The WNBA Triple Double List: Why Alyssa Thomas is Making History Look Easy

The WNBA Triple Double List: Why Alyssa Thomas is Making History Look Easy

It used to be that a triple-double in the WNBA was like a solar eclipse. You knew they were possible, you knew the math worked out, but you just didn't see them very often. For the first twenty-odd years of the league, players like Sheryl Swoopes and Margo Dydek would drop one and it would be the talk of the town for months.

Honestly, things have changed. Fast.

If you look at the WNBA triple double list today, it doesn't even look like the same sport. We went from a league where double-digit stats in three categories happened once every few seasons to a league where Alyssa Thomas might mess around and get one on a random Tuesday in August. It's a different era. The pace is higher, the versatile "point-forwards" are everywhere, and the talent floor has hit the ceiling.

The Alyssa Thomas Problem (For Everyone Else)

Let's just be real: there’s Alyssa Thomas, and then there’s everyone else. As of early 2026, Thomas has completely broken the scale. She currently sits at 23 career triple-doubles (including playoffs). To put that in perspective, nobody else in the history of the league has more than four.

Read that again. 23 to 4.

It’s not just that she’s good; it’s that her style of play is basically a triple-double factory.

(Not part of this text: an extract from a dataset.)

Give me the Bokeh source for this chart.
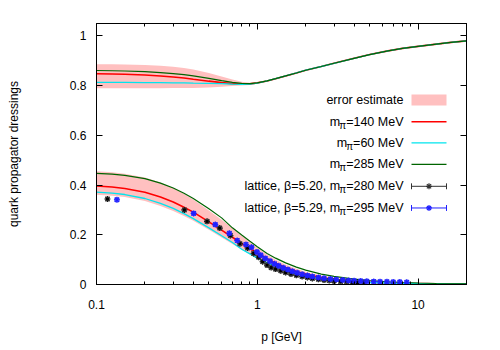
import math
from bokeh.plotting import figure
from bokeh.models import Range1d, FixedTicker, CustomJSTickFormatter, LinearAxis, LogAxis
from bokeh.core.properties import value
from bokeh.embed import file_html
from bokeh.resources import INLINE

# ---------------- data ----------------
P = [0.1, 0.125, 0.15, 0.2, 0.25, 0.3, 0.35, 0.4, 0.5, 0.6, 0.7, 0.8, 0.9, 1.0,
     1.15, 1.3, 1.5, 1.75, 2.0, 2.5, 3.0, 4.0, 5.0, 6.5, 8.0, 10, 13, 16, 20]

# upper dressing
U140 = [0.848, 0.847, 0.846, 0.843, 0.839, 0.835, 0.831, 0.826, 0.818, 0.812, 0.808, 0.806, 0.807, 0.811,
        0.819, 0.828, 0.839, 0.851, 0.862, 0.877, 0.890, 0.910, 0.925, 0.940, 0.950, 0.958, 0.967, 0.974, 0.980]
U60 = [0.813, 0.813, 0.813, 0.812, 0.812, 0.811, 0.811, 0.810, 0.809, 0.808, 0.806, 0.805, 0.806, 0.810,
       0.819, 0.828, 0.839, 0.851, 0.862, 0.877, 0.890, 0.910, 0.925, 0.940, 0.950, 0.958, 0.967, 0.974, 0.980]
U285 = [0.861, 0.860, 0.859, 0.856, 0.852, 0.848, 0.844, 0.839, 0.829, 0.820, 0.813, 0.809, 0.808, 0.811,
        0.819, 0.828, 0.839, 0.851, 0.862, 0.877, 0.890, 0.910, 0.925, 0.940, 0.950, 0.958, 0.967, 0.974, 0.980]
U_ERR_HI = [0.886, 0.886, 0.885, 0.883, 0.880, 0.876, 0.871, 0.865, 0.851, 0.837, 0.825, 0.816, 0.812, 0.814,
            0.821, 0.830, 0.841, 0.853, 0.864, 0.879, 0.892, 0.912, 0.927, 0.942, 0.952, 0.960, 0.969, 0.976, 0.982]
U_ERR_LO = [0.790, 0.790, 0.790, 0.790, 0.790, 0.791, 0.791, 0.791, 0.793, 0.796, 0.799, 0.801, 0.803, 0.808,
            0.817, 0.826, 0.837, 0.849, 0.860, 0.875, 0.888, 0.908, 0.923, 0.938, 0.948, 0.956, 0.965, 0.972, 0.978]

# lower dressing
L140 = [0.396, 0.392, 0.386, 0.371, 0.352, 0.332, 0.311, 0.291, 0.252, 0.219, 0.190, 0.165, 0.144, 0.126,
        0.104, 0.086, 0.068, 0.052, 0.041, 0.028, 0.020, 0.013, 0.009, 0.006, 0.005, 0.004, 0.003, 0.002, 0.002]
L60 = [0.372, 0.368, 0.362, 0.346, 0.326, 0.306, 0.285, 0.265, 0.228, 0.196, 0.169, 0.142, 0.123, 0.106,
       0.088, 0.073, 0.057, 0.044, 0.035, 0.024, 0.017, 0.011, 0.008, 0.006, 0.005, 0.004, 0.003, 0.002, 0.002]
L285 = [0.447, 0.444, 0.439, 0.426, 0.408, 0.388, 0.367, 0.346, 0.305, 0.268, 0.228, 0.199, 0.174, 0.152,
        0.125, 0.106, 0.087, 0.070, 0.058, 0.042, 0.033, 0.022, 0.016, 0.011, 0.008, 0.006, 0.004, 0.003, 0.003]
L_ERR_HI = [0.456, 0.452, 0.446, 0.430, 0.410, 0.388, 0.365, 0.342, 0.298, 0.260, 0.226, 0.196, 0.170, 0.148,
            0.121, 0.100, 0.080, 0.063, 0.051, 0.036, 0.027, 0.018, 0.013, 0.009, 0.007, 0.005, 0.004, 0.003, 0.003]
L_ERR_LO = [0.361, 0.357, 0.352, 0.336, 0.316, 0.296, 0.276, 0.256, 0.220, 0.189, 0.163, 0.140, 0.121, 0.105,
            0.087, 0.072, 0.057, 0.044, 0.035, 0.024, 0.017, 0.011, 0.008, 0.006, 0.004, 0.003, 0.003, 0.002, 0.002]

# lattice data
LAT520_P = [0.117, 0.352, 0.487, 0.584, 0.68, 0.78, 0.87, 0.95, 1.02, 1.08, 1.15, 1.22, 1.30, 1.40,
            1.50, 1.62, 1.75, 1.90, 2.05, 2.2, 2.4, 2.6, 2.8, 3.0, 3.3, 3.6, 3.9, 4.2, 4.6]
LAT520_Y = [0.344, 0.300, 0.254, 0.227, 0.197, 0.164, 0.147, 0.125, 0.110, 0.092, 0.078, 0.068, 0.062, 0.055,
            0.048, 0.042, 0.037, 0.032, 0.028, 0.024, 0.021, 0.018, 0.016, 0.014, 0.012, 0.011, 0.009, 0.008, 0.007]
LAT529_P = [0.134, 0.402, 0.548, 0.67, 0.75, 0.85, 0.92, 0.995, 1.05, 1.12, 1.2, 1.28, 1.36, 1.45, 1.55,
            1.65, 1.77, 1.9, 2.05, 2.2, 2.4, 2.6, 2.85, 3.1, 3.4, 3.7, 4.0, 4.4, 4.8, 5.3, 5.8, 6.4, 7.0, 7.7, 8.5]
LAT529_Y = [0.341, 0.286, 0.241, 0.206, 0.177, 0.161, 0.150, 0.131, 0.118, 0.105, 0.094, 0.083, 0.075, 0.067,
            0.060, 0.053, 0.047, 0.041, 0.036, 0.032, 0.028, 0.025, 0.022, 0.020, 0.018, 0.016, 0.015, 0.014,
            0.013, 0.012, 0.011, 0.011, 0.010, 0.010, 0.009]

X_TICKS = [0.1, 1, 10]
X_MINOR = [0.2, 0.3, 0.4, 0.5, 0.6, 0.7, 0.8, 0.9, 2, 3, 4, 5, 6, 7, 8, 9, 20]
Y_TICKS = [0, 0.2, 0.4, 0.6, 0.8, 1.0]

LEGEND_LABELS = ["error estimate", ("m", "π", "=140 MeV"), ("m", "π", "=60 MeV"), ("m", "π", "=285 MeV"),
                 ("lattice, β=5.20, m", "π", "=280 MeV"), ("lattice, β=5.29, m", "π", "=295 MeV")]

# ---------------- layout ----------------
XMIN, XMAX = 0.1, 20.0
YMIN, YMAX = 0.0, 1.05
W, H = 492, 346
FW, FH = 370, 265
ML, MT = 96, 23
OFF = 0
FONT = "Liberation Sans"
FS = "12px"
LFS = "12.5px"

RED = "#ff0000"
CYAN = "#00e5ee"
GREEN = "#006400"
PINK = "#ffc0c0"
BLUE = "#2020ff"

p = figure(width=W, height=H, x_axis_type="log",
           x_range=Range1d(XMIN, XMAX), y_range=Range1d(YMIN, YMAX),
           output_backend="svg", toolbar_location=None,
           min_border_left=ML, min_border_right=W - ML - FW, min_border_top=MT,
           min_border_bottom=H - MT - FH)
p.grid.visible = False
p.outline_line_color = "black"
p.outline_line_width = 1
p.background_fill_color = "white"
p.border_fill_color = "white"


def px2x(px):
    f = (px - (ML + OFF)) / FW
    return 10 ** (math.log10(XMIN) + f * (math.log10(XMAX) - math.log10(XMIN)))


def py2y(py):
    f = ((MT + OFF + FH) - py) / FH
    return YMIN + f * (YMAX - YMIN)


# bands
p.varea(x=P, y1=U_ERR_LO, y2=U_ERR_HI, fill_color=PINK)
p.varea(x=P, y1=L_ERR_LO, y2=L_ERR_HI, fill_color=PINK)

# curves
for ys, col, lw in [(U140, RED, 1.6), (L140, RED, 1.6), (U60, CYAN, 1.3), (L60, CYAN, 1.3),
                    (U285, GREEN, 1.2), (L285, GREEN, 1.2)]:
    p.line(P, ys, line_color=col, line_width=lw)

# lattice
p.scatter(LAT520_P, LAT520_Y, marker="asterisk", size=6, line_color="black", line_width=1.2)
p.scatter(LAT520_P, LAT520_Y, marker="square", size=4, fill_color=None, line_color="#444444", line_width=0.8)
p.scatter(LAT529_P, LAT529_Y, marker="asterisk", size=6, line_color=BLUE, line_width=1.2)
p.scatter(LAT529_P, LAT529_Y, marker="square", size=4, fill_color=None, line_color=BLUE, line_width=0.8)


# axes styling
def style_axis(ax, labels=True):
    ax.axis_line_color = "black"
    ax.major_tick_in = 6
    ax.major_tick_out = 0
    ax.minor_tick_in = 3
    ax.minor_tick_out = 0
    ax.major_tick_line_color = "black"
    ax.minor_tick_line_color = "black"
    ax.major_label_text_font = FONT
    ax.major_label_text_font_size = FS if labels else "1px"
    ax.major_label_text_color = "black"
    ax.axis_label_text_font = FONT
    ax.axis_label_text_font_size = FS
    ax.axis_label_text_font_style = "normal"
    ax.axis_label_text_color = "black"


xax = p.xaxis[0]
xax.ticker = FixedTicker(ticks=X_TICKS, minor_ticks=X_MINOR)
xax.formatter = CustomJSTickFormatter(code="return String(tick)")
style_axis(xax)
xax.axis_label = "p [GeV]"
xax.major_label_standoff = 15
xax.axis_label_standoff = 18

yax = p.yaxis[0]
yax.ticker = FixedTicker(ticks=Y_TICKS, minor_ticks=[])
yax.formatter = CustomJSTickFormatter(code="return String(Math.round(tick*10)/10)")
style_axis(yax)
yax.axis_label = "quark propagator dressings"
yax.major_label_standoff = 10
yax.axis_label_standoff = 46

rax = LinearAxis(ticker=FixedTicker(ticks=Y_TICKS, minor_ticks=[]),
                 formatter=CustomJSTickFormatter(code="return ''"))
style_axis(rax, labels=False)
rax.major_label_standoff = 0
p.add_layout(rax, "right")
tax = LogAxis(ticker=FixedTicker(ticks=X_TICKS, minor_ticks=X_MINOR),
              formatter=CustomJSTickFormatter(code="return ''"))
style_axis(tax, labels=False)
tax.major_label_standoff = 0
p.add_layout(tax, "above")

# legend (drawn manually: labels right-aligned, samples to the right)
ROW_Y = [100.7, 122.7, 144.3, 166.0, 188.3, 210.3]
TXT_R = 403
S0, S1 = 411, 446
SUBW = 6.0
xr = px2x(TXT_R)


def text_w(s):
    w = {"=": 584, "1": 556, "2": 556, "4": 556, "0": 556, "5": 556, "6": 556, "8": 556, "9": 556,
         " ": 278, "M": 833, "e": 556, "V": 667}
    return sum(w.get(c, 556) for c in s) * 12.5 / 1000.0


for i, lab in enumerate(LEGEND_LABELS):
    yy = py2y(ROW_Y[i])
    if isinstance(lab, str):
        p.text([xr], [yy], text=[lab], text_align="right", text_baseline="middle",
               text_font=value(FONT), text_font_size=LFS, text_color="black")
    else:
        a, b, c = lab
        wc = text_w(c)
        p.text([xr], [yy], text=[c], text_align="right", text_baseline="middle",
               text_font=value(FONT), text_font_size=LFS, text_color="black")
        p.text([xr], [yy], text=[b], text_align="right", text_baseline="middle", x_offset=-wc, y_offset=3.5,
               text_font=value(FONT), text_font_size="10px", text_color="black")
        p.text([xr], [yy], text=[a], text_align="right", text_baseline="middle", x_offset=-(wc + SUBW),
               text_font=value(FONT), text_font_size=LFS, text_color="black")

# sample: pink box
p.quad(left=[px2x(S0)], right=[px2x(S1)], bottom=[py2y(ROW_Y[0] + 5.5)], top=[py2y(ROW_Y[0] - 5.5)],
       fill_color=PINK, line_color=None)
for i, col, lw in [(1, RED, 1.6), (2, CYAN, 1.3), (3, GREEN, 1.2)]:
    p.segment(x0=[px2x(S0)], x1=[px2x(S1)], y0=[py2y(ROW_Y[i])], y1=[py2y(ROW_Y[i])], line_color=col, line_width=lw)
for i, col in [(4, "#333333"), (5, BLUE)]:
    yy = py2y(ROW_Y[i])
    p.segment(x0=[px2x(S0)], x1=[px2x(S1)], y0=[yy], y1=[yy], line_color=col, line_width=1)
    for sx in (S0, S1):
        p.segment(x0=[px2x(sx)], x1=[px2x(sx)], y0=[py2y(ROW_Y[i] - 3)], y1=[py2y(ROW_Y[i] + 3)],
                  line_color=col, line_width=1)
    p.scatter([px2x((S0 + S1) / 2)], [yy], marker="asterisk", size=6, line_color=col, line_width=1.2)

open("out.html", "w").write(file_html(p, INLINE))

She’s the primary engine for the Phoenix Mercury now (after a legendary run with the Connecticut Sun), bringing the ball up, crashing the boards, and finding shooters with passes that most guards can't even see. In 2025 alone, she recorded eight of them. That's more than most Hall of Famers get in a lifetime.

She doesn't even have labrums in her shoulders, which is a detail that sounds fake but is 100% true. She plays through pain that would sideline most people, yet she’s out there out-rebounding centers and out-passing point guards.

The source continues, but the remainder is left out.